Novel approaches to weight loss
More than 40% of emerging adults ages 18-25 meet criteria for overweight or obesity, with rates exceeding 50% in African-American and Hispanic / Latino emerging adults. Further, obesity during these years is associated with an increased risk of Type 2 diabetes, hypertension and hyperlipidemia.
Jessica LaRose, Ph.D., an assistant professor of Health Behavior and Policy in the Virginia Commonwealth University School of Medicine, believes the 18-to-25 age group is key to combating the obesity epidemic.
“We have obesity treatment programs that target children and adults but we do a poor job of transitioning from adolescence into early adulthood,” says LaRose, a clinical psychologist who specializes in behavioral and preventative medicine. “This is a critical time developmentally and effective intervention could reduce medical and economic consequences of obesity as this generation ages.”

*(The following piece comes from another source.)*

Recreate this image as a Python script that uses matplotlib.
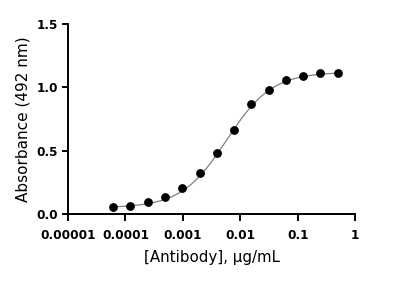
import matplotlib
matplotlib.use('Agg')
import matplotlib.pyplot as plt
import numpy as np

# two-fold dilution series of the antibody, ug/mL
conc = np.array([0.5, 0.25, 0.125, 0.0625, 0.03125, 0.015625, 0.0078125,
                 0.00390625, 0.001953125, 0.0009765625, 0.00048828125,
                 0.000244140625, 0.0001220703125, 0.00006103515625])
absorb = np.array([1.115, 1.113, 1.089, 1.058, 0.981, 0.865, 0.663,
                   0.48, 0.32, 0.205, 0.131, 0.092, 0.065, 0.055])

# 4PL fit parameters
bottom, top, ec50, hill = 0.05, 1.12, 0.0058, 1.1

xticks = [1e-5, 1e-4, 1e-3, 1e-2, 1e-1, 1]
xticklabels = ['0.00001', '0.0001', '0.001', '0.01', '0.1', '1']
yticks = [0.0, 0.5, 1.0, 1.5]
yticklabels = ['0.0', '0.5', '1.0', '1.5']

plt.rcParams['font.family'] = ['DejaVu Sans']

fig = plt.figure(figsize=(4.03, 2.82), dpi=100)
ax = fig.add_axes([0.169, 0.241, 0.712, 0.674])

xfit = np.logspace(np.log10(conc.min()), np.log10(conc.max()), 200)
yfit = bottom + (top - bottom) / (1 + (ec50 / xfit) ** hill)
ax.plot(xfit, yfit, color='#808080', lw=0.9, zorder=2)
ax.plot(conc, absorb, 'o', color='black', ms=5.3, zorder=3)

ax.set_xscale('log')
ax.set_xlim(1e-5, 1)
ax.set_ylim(0, 1.5)
ax.set_xticks(xticks)
ax.set_xticklabels(xticklabels, fontsize=8.7, fontweight='bold')
ax.set_yticks(yticks)
ax.set_yticklabels(yticklabels, fontsize=8.7, fontweight='bold')
ax.minorticks_off()
ax.tick_params(axis='x', direction='out', length=5, width=1.4, pad=5.5)
ax.tick_params(axis='y', direction='out', length=4.5, width=1.4, pad=3)
for s in ['top', 'right']:
    ax.spines[s].set_visible(False)
for s in ['left', 'bottom']:
    ax.spines[s].set_linewidth(1.4)

ax.set_xlabel('[Antibody], µg/mL', fontsize=10.8, labelpad=6)
ax.set_ylabel('Absorbance (492 nm)', fontsize=11, labelpad=4)

fig.savefig('out.png', dpi=100)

LaRose is the principal investigator of “Low-Intensity Weight Loss for Young Adults: Autonomous vs. Extrinsic Motivation,” a five-year study funded by a $3.1 million grant from the National Institutes of Health. It is the first large-scale randomized controlled trial to investigate behavioral weight loss programs designed specifically for emerging adults.
The study will include 381 participants, ages 18 to 25 and with a body mass index of 25 to 45. Participants will spend six months in the behavioral weight loss program. The aim is to test the efficacy of novel lifestyle interventions that are designed to increase motivation for behavior change.
Participants in the REACH Trial will be randomly assigned to one of three groups. All the groups receive an evidence-based behavioral weight loss program that includes two in-person treatment sessions, followed by a technology driven platform where they receive their weekly treatment content and personalized feedback from their coach. Each participant will also receive a Bluetooth- and Wi-Fi-connected scale, which will allow coaches to monitor participants’ progress objectively and provide suggestions and support as needed.
The first group is the gold standard behavioral treatment adapted specifically for emerging adults, and serves as the base group against which the study will compare the efficacy of the other two approaches. It includes personalized dietary and physical activity goals and coaching, as well as evidence based behavioral strategies to navigate social, emotional and environmental challenges to weight loss.
The second group will focus on promoting autonomous motivation based on self-determination theory. So what does that mean, exactly? LaRose says the focus is on motivating individuals to take control, partly by helping the participants decide what’s important to them and emphasizing those factors throughout the program to increase self-monitoring behaviors and weight loss. Participants in this group will also receive the option to attend various experiential group sessions in the community to help them achieve competency in their nutrition and activity behaviors.
The third group will promote extrinsic motivation, and is based on principles of learning theory and behavioral economics. Essentially, they will receive modest financial rewards for their performance, but not based solely on the end result of weight loss, says LaRose.
“We use small and variable incentives on a weekly basis that are linked to self-monitoring, with rewards for stepping on the scale and monitoring dietary intake at least four out of seven days,” she says. In addition, participants will be entered into a lottery for weight loss and their feedback will be framed to enhance the effects of these incentives.
After participants complete the six-month program, the study will follow up with them after an additional six months to see which group was most successful in maintaining weight loss. The study will also assess impact on cardiometabolic risk factors and examine whether there are participant characteristics that affect response to the interventions.
In addition, they will collect data on participant satisfaction and the cost of implementation to identify barriers and facilitators to real-world dissemination. “Hopefully we have positive results and the next step will be to test in a real-world setting,” says LaRose.